Directed and based on the graphic novel Akira by Katsuhiro Otomo
Produced by Tokyo Movie Shinsha (TMS Entertainment)
Rotten Tomatoes Score: 87%
One of, if not the most important anime film in the industry’s history, Akira was a trailblazing introduction for many people into the world of Japanimation. 30 years after its original release in Japan, we take a look at the sci-fi epic from scratch.
Set in a parallel world recovering from the third World War, instigated after a ball of light destroyed much of Tokyo, Akira takes place in the unsettled city of Neo-Tokyo. Kaneda is the leader of a young biker gang who, one night, launch an attack on their local rivals. Their bike race coincides with mass protests in the city and a resistance attack against an undercover government military project, and when one of Kaneda’s friends, Tetsuo Shima, crashes into a young child in the abandoned part of the city he and Kaneda are unwillingly dragged into a world of unknown power.
Akira is certainly an epic in the categorical sense of the word, but what surprised me – going into it with absolutely no knowledge of the story – was how much the story seemed to morph over time. At first you are introduced to the city, with smart directing leading you down a slow discovery and towards a new world that was once ruins and, despite the glowing lights and the clamouring skyscrapers, is still struggling to rebuild from the ground. A flurry of different characters are introduced and a host of set pieces which left me wondering for a moment if the movie was going to be a Snatch-esque find the treasure story featuring different groups. The first half you spend really enjoying the sci-fi world Otomo has created, until the plot clearly defines itself.
Alluding to what I said just then, the story in Akira is easily lost in the sea of metal, concrete and blood that fills this film at every point. While that makes the story as it plays out in the film look simple at first glance, It is actually, somewhat unfortunately, hiding quite a deep story in the background. A revolting population lost by a government who can barely control their own shady projects, the city is almost crying out to be imploded, and boy does that happen.
I am a bit wary of talking too much about the animation because I watched the remastered blu-ray version whose sharp, vivid colours make this film a true delight to watch. That being said, the effect would have been the same on the late-80s audience simply through the scale of animation. By far the most expensive animation of its time, Akira is easily the most ambitious and eye-catching animated film I’ve ever seen – from beginning to end you see things seldom done in animation. The violence is particularly interesting, as the strangely measured use of blood seems way more noticeable here than in other animated films I’ve seen. It’s less ‘blood on the walls’ and more blood out of his head, and its that level of realism that makes it hit harder than it otherwise would.
However, the real visual experimentation kicks in during the film’s stretched conclusion, where Otomo takes you on a journey even more ugly and creative and mouth-dropping that he already had. It definitely doesn’t have to be as long as it is which means that it does get boring at points, and some of the ‘convulsions’ (trying not to spoil it as much as I can) are just plain grotesque, but as a whole it is the necessary conclusion to a film that you felt was waiting to explode.
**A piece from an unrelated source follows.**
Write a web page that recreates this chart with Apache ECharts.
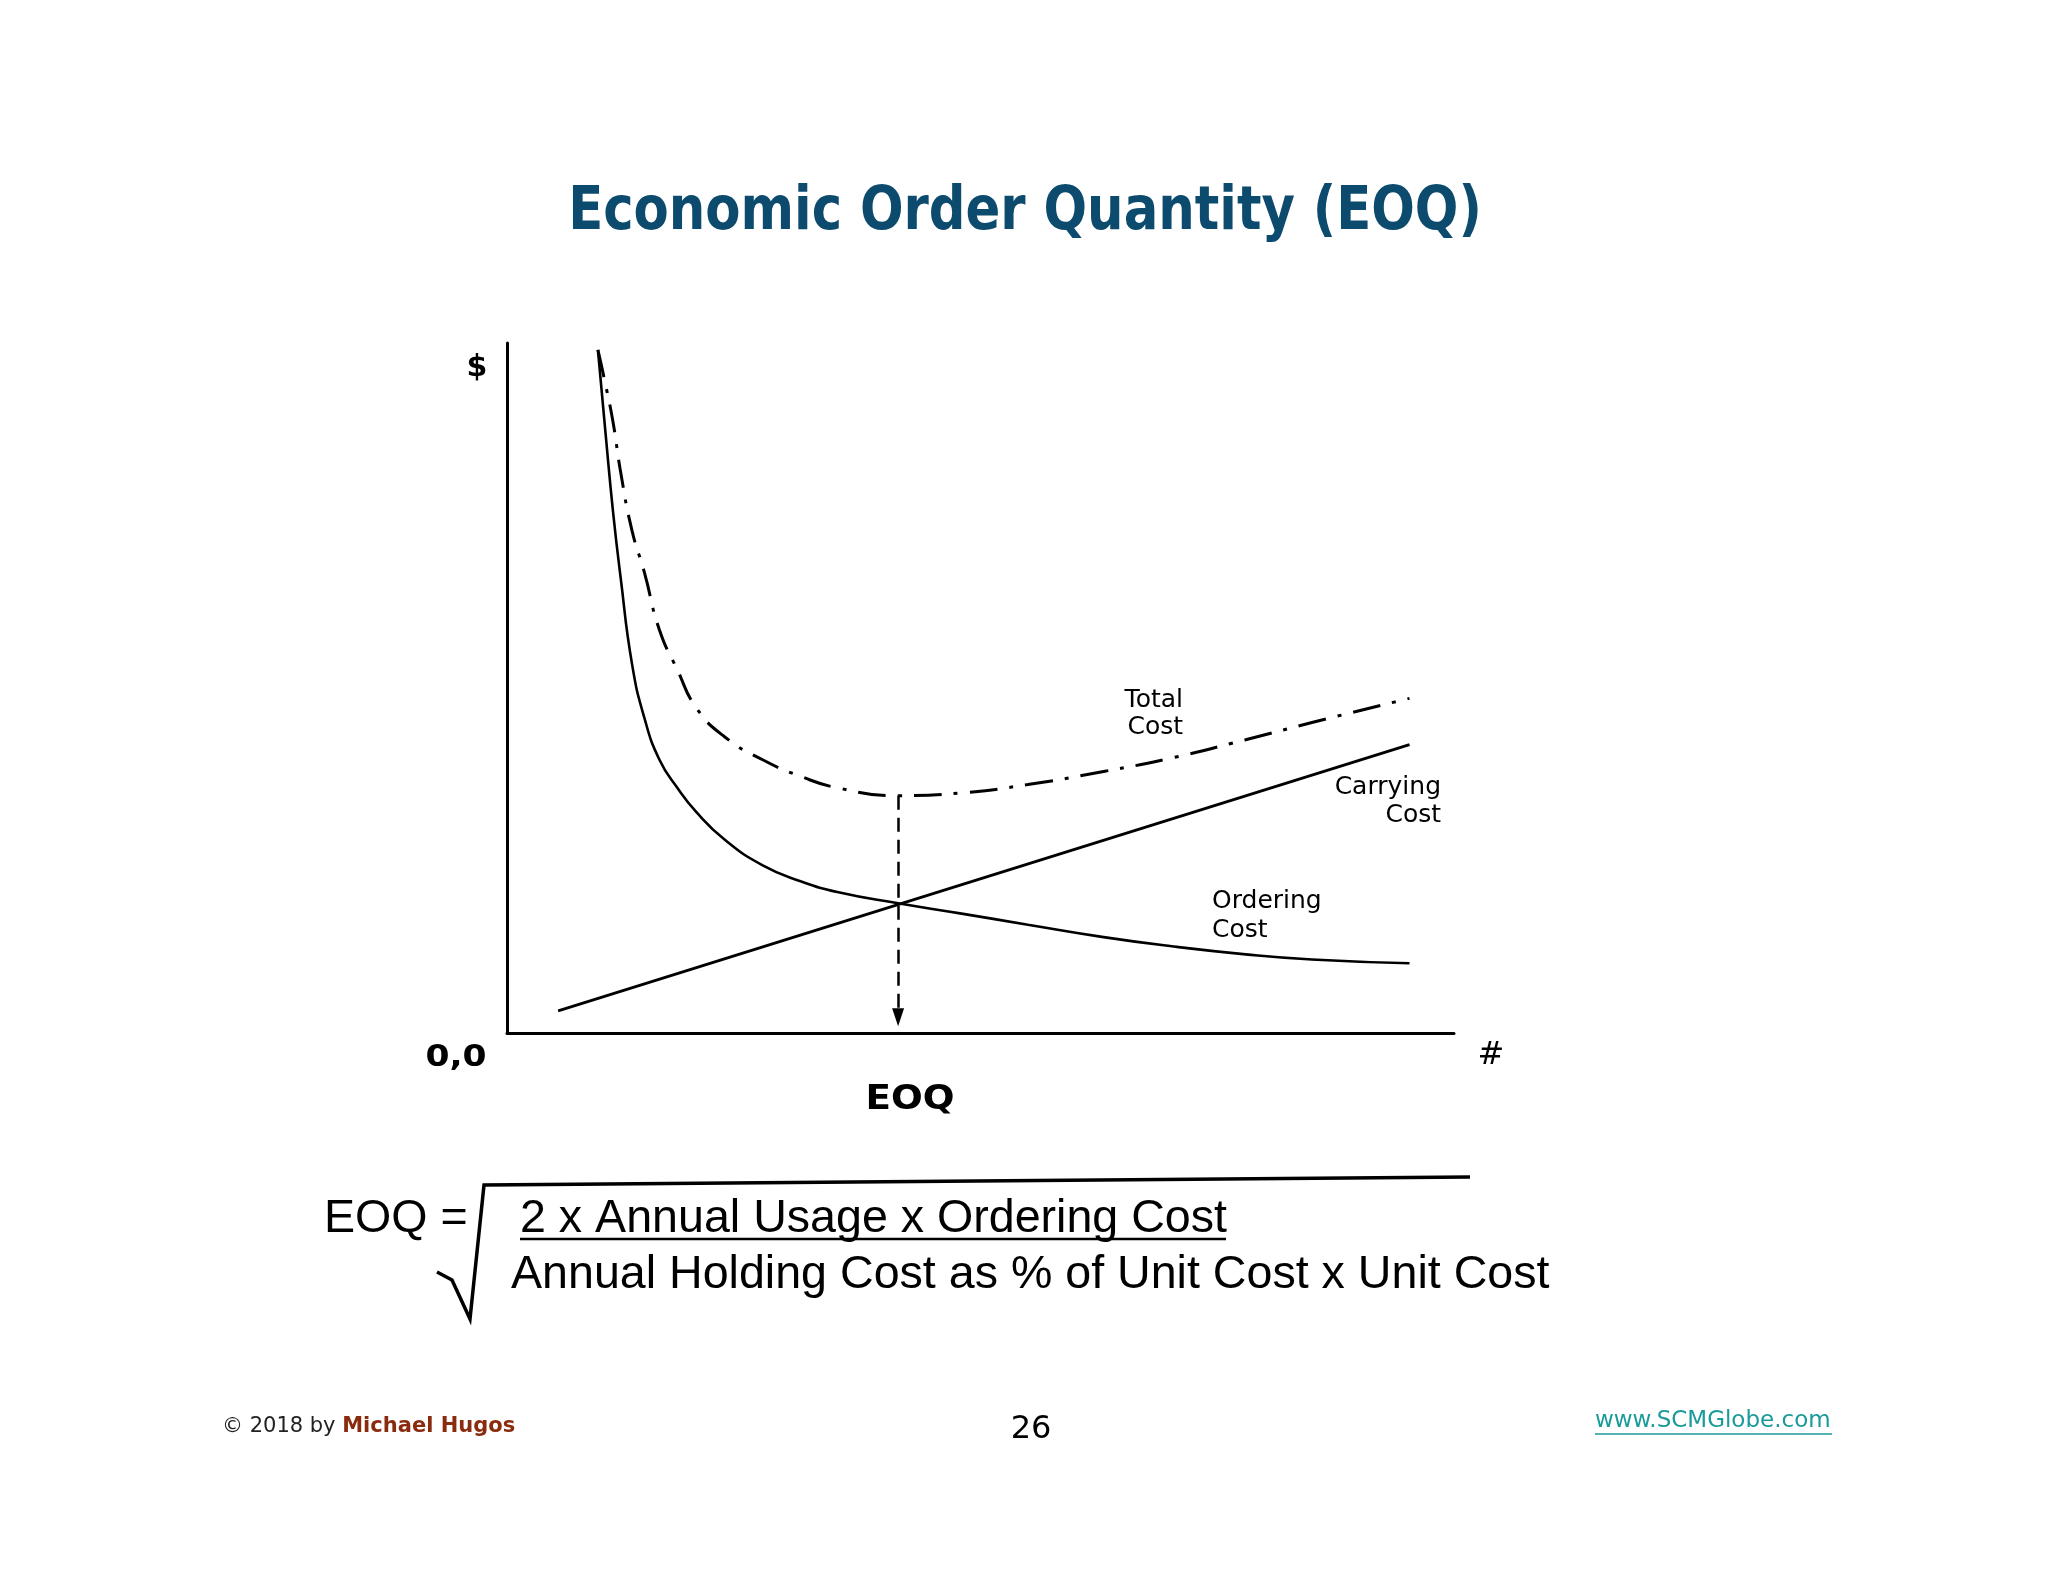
<!DOCTYPE html>
<html>
<head>
<meta charset="utf-8">
<title>Economic Order Quantity (EOQ)</title>
<script src="https://cdn.jsdelivr.net/npm/echarts@6/dist/echarts.min.js"></script>
<style>
  html, body { margin: 0; padding: 0; background: #ffffff; }
  #main { width: 2048px; height: 1582px; }
</style>
</head>
<body>
<div id="main"></div>
<script>
// order quantity (x) and the two cost curves (0..100 scale)
var qty = [9.6, 10.4, 11.2, 12.0, 13.2, 14.5, 16.1, 18.0, 20.0, 23.0, 27.0, 31.0, 35.0, 41.3, 48.0, 55.0, 63.0, 70.0, 78.0, 85.0, 95.3];
var orderingCost = [99, 87, 75.5, 66, 53.5, 45.7, 39.6, 35.5, 32, 28, 24.3, 22, 20.4, 18.8, 17.3, 15.7, 13.9, 12.6, 11.4, 10.65, 10.1];
var totalCost = [99, 94, 88.5, 81.3, 72.8, 66.8, 58.4, 52.6, 47.1, 42.9, 39.6, 37.2, 35.5, 34.4, 34.8, 36.0, 37.9, 39.8, 42.5, 45.0, 48.5];
// carrying cost is a straight line
var carryQty = [5.4, 95.3];
var carryingCost = [3.2, 41.8];
// EOQ point (minimum of total cost) and where the arrow stops
var eoqQty = 41.3;
var eoqCost = 34.4;
var arrowEnd = 2.3;

function pairs(xs, ys) {
    var out = [];
    for (var i = 0; i < xs.length; i++) out.push([xs[i], ys[i]]);
    return out;
}

var myChart = echarts.init(document.getElementById('main'));
var black = '#000';
var txt = function (x, y, text, font, extra) {
    var st = { text: text, font: font, fill: black, align: 'center', verticalAlign: 'middle',
               textAlign: 'center', textVerticalAlign: 'middle' };
    var el = { type: 'text', x: x, y: y, style: st, silent: true };
    if (extra) {
        for (var k in extra) {
            if (k === 'style') { for (var s in extra.style) st[s] = extra.style[s]; }
            else el[k] = extra[k];
        }
    }
    return el;
};
var formulaFont = '46.6px "Liberation Sans", Arial, sans-serif';
var labelFont = '25px "DejaVu Sans", sans-serif';

var option = {
    backgroundColor: '#ffffff',
    animation: false,
    grid: { left: 507, right: 594, top: 343, bottom: 549 },
    xAxis: {
        type: 'value', min: 0, max: 100,
        axisLine: { show: true, lineStyle: { color: black, width: 3 } },
        axisTick: { show: false }, axisLabel: { show: false }, splitLine: { show: false }
    },
    yAxis: {
        type: 'value', min: 0, max: 100,
        axisLine: { show: true, lineStyle: { color: black, width: 3 } },
        axisTick: { show: false }, axisLabel: { show: false }, splitLine: { show: false }
    },
    series: [
        {
            name: 'Ordering Cost', type: 'line',
            data: pairs(qty, orderingCost),
            smooth: 0.5, symbol: 'none',
            lineStyle: { color: black, width: 2.6 }
        },
        {
            name: 'Total Cost', type: 'line',
            data: pairs(qty, totalCost),
            smooth: 0.5, symbol: 'none',
            lineStyle: { color: black, width: 3, type: [28, 12, 4, 12] }
        },
        {
            name: 'Carrying Cost', type: 'line',
            data: pairs(carryQty, carryingCost),
            symbol: 'none',
            lineStyle: { color: black, width: 2.8 },
            markLine: {
                silent: true,
                symbol: ['none', 'triangle'],
                symbolSize: [12, 18],
                label: { show: false },
                lineStyle: { color: black, width: 2.5, type: [14, 8] },
                data: [[{ coord: [eoqQty, eoqCost] }, { coord: [eoqQty, arrowEnd] }]]
            }
        }
    ],
    graphic: [
        // title
        txt(1025, 213, 'Economic Order Quantity (EOQ)', 'bold 60px "DejaVu Sans", sans-serif',
            { scaleX: 0.855, style: { fill: '#0d4b6e' } }),
        // axis labels
        txt(477, 368, '$', 'bold 30px "DejaVu Sans", sans-serif'),
        txt(456, 1058, '0,0', 'bold 30px "DejaVu Sans", sans-serif', { scaleX: 1.15 }),
        txt(1491, 1056, '#', '32px "DejaVu Sans", sans-serif'),
        txt(910, 1100, 'EOQ', 'bold 34px "DejaVu Sans", sans-serif', { scaleX: 1.1 }),
        // curve labels
        txt(1183, 700, 'Total', labelFont, { style: { align: 'right', textAlign: 'right' } }),
        txt(1183, 727, 'Cost', labelFont, { style: { align: 'right', textAlign: 'right' } }),
        txt(1441, 787, 'Carrying', labelFont, { style: { align: 'right', textAlign: 'right' } }),
        txt(1441, 815, 'Cost', labelFont, { style: { align: 'right', textAlign: 'right' } }),
        txt(1212, 901, 'Ordering', labelFont, { style: { align: 'left', textAlign: 'left' } }),
        txt(1212, 930, 'Cost', labelFont, { style: { align: 'left', textAlign: 'left' } }),
        // formula
        txt(324, 1219, 'EOQ =', formulaFont, { style: { align: 'left', textAlign: 'left' } }),
        txt(520, 1219, '2 x Annual Usage x Ordering Cost', formulaFont, { style: { align: 'left', textAlign: 'left' } }),
        { type: 'line', silent: true, shape: { x1: 520, y1: 1239, x2: 1226, y2: 1239 },
          style: { stroke: black, lineWidth: 2.5 } },
        txt(511, 1275, 'Annual Holding Cost as % of Unit Cost x Unit Cost', formulaFont, { style: { align: 'left', textAlign: 'left' } }),
        { type: 'polyline', silent: true,
          shape: { points: [[437, 1272], [452, 1280], [470, 1319], [484, 1185], [1470, 1177]] },
          style: { stroke: black, lineWidth: 3.5, fill: null, lineJoin: 'miter' } },
        // footer
        txt(222, 1427, '\u00a9 2018 by {b|Michael Hugos}', '21px "DejaVu Sans", sans-serif', {
            style: { align: 'left', textAlign: 'left', fill: '#222',
                     rich: { b: { fill: '#8a2b0e', fontWeight: 'bold', fontSize: 21, fontFamily: 'DejaVu Sans' } } }
        }),
        txt(1031, 1430, '26', '32px "DejaVu Sans", sans-serif'),
        txt(1595, 1421, 'www.SCMGlobe.com', '23px "DejaVu Sans", sans-serif',
            { style: { align: 'left', textAlign: 'left', fill: '#1a9a9a' } }),
        { type: 'line', silent: true, shape: { x1: 1595, y1: 1434, x2: 1832, y2: 1434 },
          style: { stroke: '#1a9a9a', lineWidth: 1.5 } }
    ]
};

myChart.setOption(option);
window.addEventListener('resize', function () {
    myChart.resize();
});
</script>
</body>
</html>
There are few Japanese animated films that have had more of a mark in western pop culture than Akira, and even in this age – literally one year before the actual time setting in the movie – this is an anime that feels right at home. Its boundless creativity might be its only weakness as a watchable movie experience, but that must not take away from a movie that seems to do everything particularly well. Strong, individual characters play this epic through a believable dystopian future with a true sci-fi twist that releases a cacophony of visual wonders upon the viewer.
I hate re-watching movies, but I finished Akira and felt like I wanted to see it all over again, and in the hundreds of movies I’ve reviewed over the last few years, I can barely think of a handful of other times I’ve felt like that.